* _REQUIREMENT_: Please give back word for word the lines below, from the first one through the one with "plt.rcParams['font.family'] = ['Lato', 'DejaVu".

++++++++++

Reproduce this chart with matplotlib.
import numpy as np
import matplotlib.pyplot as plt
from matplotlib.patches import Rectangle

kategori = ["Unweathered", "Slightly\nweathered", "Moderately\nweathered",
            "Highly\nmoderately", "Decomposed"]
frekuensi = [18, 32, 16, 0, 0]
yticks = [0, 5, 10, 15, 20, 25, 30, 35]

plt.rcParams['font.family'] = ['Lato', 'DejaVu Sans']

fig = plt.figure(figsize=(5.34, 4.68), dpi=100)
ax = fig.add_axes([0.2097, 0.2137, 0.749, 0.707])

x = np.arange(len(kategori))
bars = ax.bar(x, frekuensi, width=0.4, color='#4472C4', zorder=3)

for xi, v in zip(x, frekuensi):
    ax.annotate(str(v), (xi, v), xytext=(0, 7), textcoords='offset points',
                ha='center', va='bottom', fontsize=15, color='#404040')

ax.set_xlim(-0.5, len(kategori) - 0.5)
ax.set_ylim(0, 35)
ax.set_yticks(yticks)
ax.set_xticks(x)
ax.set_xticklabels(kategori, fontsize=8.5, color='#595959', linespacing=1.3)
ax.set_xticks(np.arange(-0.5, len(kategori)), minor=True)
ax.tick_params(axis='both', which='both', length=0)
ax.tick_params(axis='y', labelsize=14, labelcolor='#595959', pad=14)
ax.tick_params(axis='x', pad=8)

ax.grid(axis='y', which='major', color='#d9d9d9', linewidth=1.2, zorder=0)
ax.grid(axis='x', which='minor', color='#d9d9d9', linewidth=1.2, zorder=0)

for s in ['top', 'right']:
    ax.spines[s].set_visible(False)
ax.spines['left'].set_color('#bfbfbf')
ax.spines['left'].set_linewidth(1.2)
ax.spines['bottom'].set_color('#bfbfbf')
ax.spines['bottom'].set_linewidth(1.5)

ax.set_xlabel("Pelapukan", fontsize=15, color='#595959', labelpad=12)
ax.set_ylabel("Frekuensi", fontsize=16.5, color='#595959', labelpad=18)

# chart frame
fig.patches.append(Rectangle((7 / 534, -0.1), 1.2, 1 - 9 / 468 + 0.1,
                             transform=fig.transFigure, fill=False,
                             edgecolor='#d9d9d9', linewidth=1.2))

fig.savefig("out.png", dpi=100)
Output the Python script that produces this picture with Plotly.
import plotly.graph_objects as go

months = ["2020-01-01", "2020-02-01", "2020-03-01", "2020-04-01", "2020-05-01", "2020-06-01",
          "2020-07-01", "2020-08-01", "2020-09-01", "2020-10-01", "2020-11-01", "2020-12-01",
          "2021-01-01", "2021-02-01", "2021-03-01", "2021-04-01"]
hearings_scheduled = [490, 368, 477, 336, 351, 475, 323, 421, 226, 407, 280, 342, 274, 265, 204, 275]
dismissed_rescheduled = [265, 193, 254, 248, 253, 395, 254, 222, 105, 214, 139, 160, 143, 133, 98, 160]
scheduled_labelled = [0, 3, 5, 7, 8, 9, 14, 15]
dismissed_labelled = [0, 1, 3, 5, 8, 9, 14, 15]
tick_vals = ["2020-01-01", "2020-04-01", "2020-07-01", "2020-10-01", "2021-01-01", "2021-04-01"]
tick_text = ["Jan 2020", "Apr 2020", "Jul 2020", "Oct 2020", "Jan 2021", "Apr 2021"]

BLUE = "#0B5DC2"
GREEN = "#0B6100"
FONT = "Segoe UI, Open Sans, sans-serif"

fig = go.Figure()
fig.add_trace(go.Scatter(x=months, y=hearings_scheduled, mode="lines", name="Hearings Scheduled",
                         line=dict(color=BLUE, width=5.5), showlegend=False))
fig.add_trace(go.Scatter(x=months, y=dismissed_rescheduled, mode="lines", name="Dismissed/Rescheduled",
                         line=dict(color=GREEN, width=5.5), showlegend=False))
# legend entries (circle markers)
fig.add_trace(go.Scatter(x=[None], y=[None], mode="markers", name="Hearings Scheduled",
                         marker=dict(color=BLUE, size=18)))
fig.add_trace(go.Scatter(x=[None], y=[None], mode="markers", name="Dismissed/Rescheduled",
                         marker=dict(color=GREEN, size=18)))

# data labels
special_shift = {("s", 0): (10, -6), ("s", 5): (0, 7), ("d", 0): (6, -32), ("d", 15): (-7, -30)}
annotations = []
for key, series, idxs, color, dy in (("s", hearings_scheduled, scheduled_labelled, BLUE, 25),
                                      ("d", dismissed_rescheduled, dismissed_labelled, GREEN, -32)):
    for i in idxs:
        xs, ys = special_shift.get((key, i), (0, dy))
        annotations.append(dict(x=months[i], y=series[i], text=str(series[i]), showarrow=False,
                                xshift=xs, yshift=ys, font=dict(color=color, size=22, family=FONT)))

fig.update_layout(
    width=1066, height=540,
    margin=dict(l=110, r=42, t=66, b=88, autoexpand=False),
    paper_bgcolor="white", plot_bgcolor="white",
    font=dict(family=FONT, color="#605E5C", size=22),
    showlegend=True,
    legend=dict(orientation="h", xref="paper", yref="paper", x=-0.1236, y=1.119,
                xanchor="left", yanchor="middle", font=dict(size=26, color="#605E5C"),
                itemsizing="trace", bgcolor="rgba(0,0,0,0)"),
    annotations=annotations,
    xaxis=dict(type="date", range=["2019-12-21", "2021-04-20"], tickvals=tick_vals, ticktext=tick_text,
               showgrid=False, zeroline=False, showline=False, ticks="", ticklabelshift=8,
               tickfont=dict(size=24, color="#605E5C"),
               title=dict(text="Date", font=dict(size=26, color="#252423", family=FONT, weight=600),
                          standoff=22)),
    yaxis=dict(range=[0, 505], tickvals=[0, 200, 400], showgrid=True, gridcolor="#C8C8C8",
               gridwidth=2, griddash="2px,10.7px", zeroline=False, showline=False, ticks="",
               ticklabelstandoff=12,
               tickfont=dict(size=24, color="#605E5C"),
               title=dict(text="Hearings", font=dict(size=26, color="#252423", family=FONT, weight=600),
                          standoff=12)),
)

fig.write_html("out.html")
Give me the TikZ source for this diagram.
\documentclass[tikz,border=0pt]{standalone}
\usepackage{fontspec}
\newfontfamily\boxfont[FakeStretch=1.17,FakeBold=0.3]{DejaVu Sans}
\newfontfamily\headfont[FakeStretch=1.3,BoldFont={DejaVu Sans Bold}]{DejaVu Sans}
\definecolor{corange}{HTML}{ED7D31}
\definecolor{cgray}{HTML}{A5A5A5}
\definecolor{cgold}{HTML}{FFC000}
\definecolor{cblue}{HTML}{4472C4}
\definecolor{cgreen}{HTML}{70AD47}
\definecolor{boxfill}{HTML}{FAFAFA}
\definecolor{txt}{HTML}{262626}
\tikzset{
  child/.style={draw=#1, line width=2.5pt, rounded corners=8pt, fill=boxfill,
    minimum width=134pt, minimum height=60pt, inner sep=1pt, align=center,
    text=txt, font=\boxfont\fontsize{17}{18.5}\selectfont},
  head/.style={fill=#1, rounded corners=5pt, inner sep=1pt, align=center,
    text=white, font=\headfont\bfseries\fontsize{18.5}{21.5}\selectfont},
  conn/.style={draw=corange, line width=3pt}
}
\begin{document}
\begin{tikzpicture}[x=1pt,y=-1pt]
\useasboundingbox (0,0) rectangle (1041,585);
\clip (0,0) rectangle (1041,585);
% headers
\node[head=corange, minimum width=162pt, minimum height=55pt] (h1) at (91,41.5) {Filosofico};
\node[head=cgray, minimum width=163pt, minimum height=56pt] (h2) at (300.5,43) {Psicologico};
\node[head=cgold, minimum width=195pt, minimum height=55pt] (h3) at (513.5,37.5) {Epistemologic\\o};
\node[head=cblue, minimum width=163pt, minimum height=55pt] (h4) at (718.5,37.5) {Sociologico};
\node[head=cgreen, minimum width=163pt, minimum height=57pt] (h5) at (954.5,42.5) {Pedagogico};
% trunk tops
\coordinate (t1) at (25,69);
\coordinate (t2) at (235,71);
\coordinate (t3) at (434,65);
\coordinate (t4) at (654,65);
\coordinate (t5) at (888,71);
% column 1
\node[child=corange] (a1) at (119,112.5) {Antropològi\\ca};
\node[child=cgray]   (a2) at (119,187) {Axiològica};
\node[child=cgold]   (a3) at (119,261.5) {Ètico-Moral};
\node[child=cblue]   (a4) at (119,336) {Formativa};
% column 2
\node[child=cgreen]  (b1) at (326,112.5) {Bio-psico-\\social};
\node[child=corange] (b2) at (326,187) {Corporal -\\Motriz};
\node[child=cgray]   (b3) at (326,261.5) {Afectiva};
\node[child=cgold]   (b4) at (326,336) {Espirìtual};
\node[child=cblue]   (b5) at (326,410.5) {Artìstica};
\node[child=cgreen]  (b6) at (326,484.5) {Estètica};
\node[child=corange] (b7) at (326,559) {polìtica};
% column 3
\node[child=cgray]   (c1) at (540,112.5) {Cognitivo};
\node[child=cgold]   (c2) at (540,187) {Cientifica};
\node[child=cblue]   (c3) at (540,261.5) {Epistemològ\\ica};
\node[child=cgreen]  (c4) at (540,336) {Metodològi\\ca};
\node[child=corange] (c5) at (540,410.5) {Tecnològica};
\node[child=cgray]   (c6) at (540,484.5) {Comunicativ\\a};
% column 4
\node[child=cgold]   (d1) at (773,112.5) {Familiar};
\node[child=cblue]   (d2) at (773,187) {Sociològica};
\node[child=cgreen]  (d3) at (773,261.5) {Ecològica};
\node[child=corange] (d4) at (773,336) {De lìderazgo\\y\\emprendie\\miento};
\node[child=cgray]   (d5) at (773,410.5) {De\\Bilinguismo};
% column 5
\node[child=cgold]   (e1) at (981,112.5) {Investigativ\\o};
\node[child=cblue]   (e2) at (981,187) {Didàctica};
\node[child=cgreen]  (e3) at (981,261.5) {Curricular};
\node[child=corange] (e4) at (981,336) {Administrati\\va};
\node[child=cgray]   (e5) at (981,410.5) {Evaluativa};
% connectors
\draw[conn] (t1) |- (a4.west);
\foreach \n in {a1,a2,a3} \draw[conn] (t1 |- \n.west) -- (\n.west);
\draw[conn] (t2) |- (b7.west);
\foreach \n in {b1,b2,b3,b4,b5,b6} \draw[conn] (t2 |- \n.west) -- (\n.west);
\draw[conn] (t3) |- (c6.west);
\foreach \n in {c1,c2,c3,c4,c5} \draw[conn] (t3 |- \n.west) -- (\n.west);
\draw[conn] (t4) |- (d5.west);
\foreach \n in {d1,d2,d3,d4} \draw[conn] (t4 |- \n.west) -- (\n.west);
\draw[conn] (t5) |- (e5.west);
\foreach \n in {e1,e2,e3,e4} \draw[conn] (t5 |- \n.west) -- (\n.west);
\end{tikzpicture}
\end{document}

++++++++++

* _RESULT FOR THIS TASK_:
Reproduce this chart with matplotlib.
import numpy as np
import matplotlib.pyplot as plt
from matplotlib.patches import Rectangle

kategori = ["Unweathered", "Slightly\nweathered", "Moderately\nweathered",
            "Highly\nmoderately", "Decomposed"]
frekuensi = [18, 32, 16, 0, 0]
yticks = [0, 5, 10, 15, 20, 25, 30, 35]

plt.rcParams['font.family'] = ['Lato', 'DejaVu Sans']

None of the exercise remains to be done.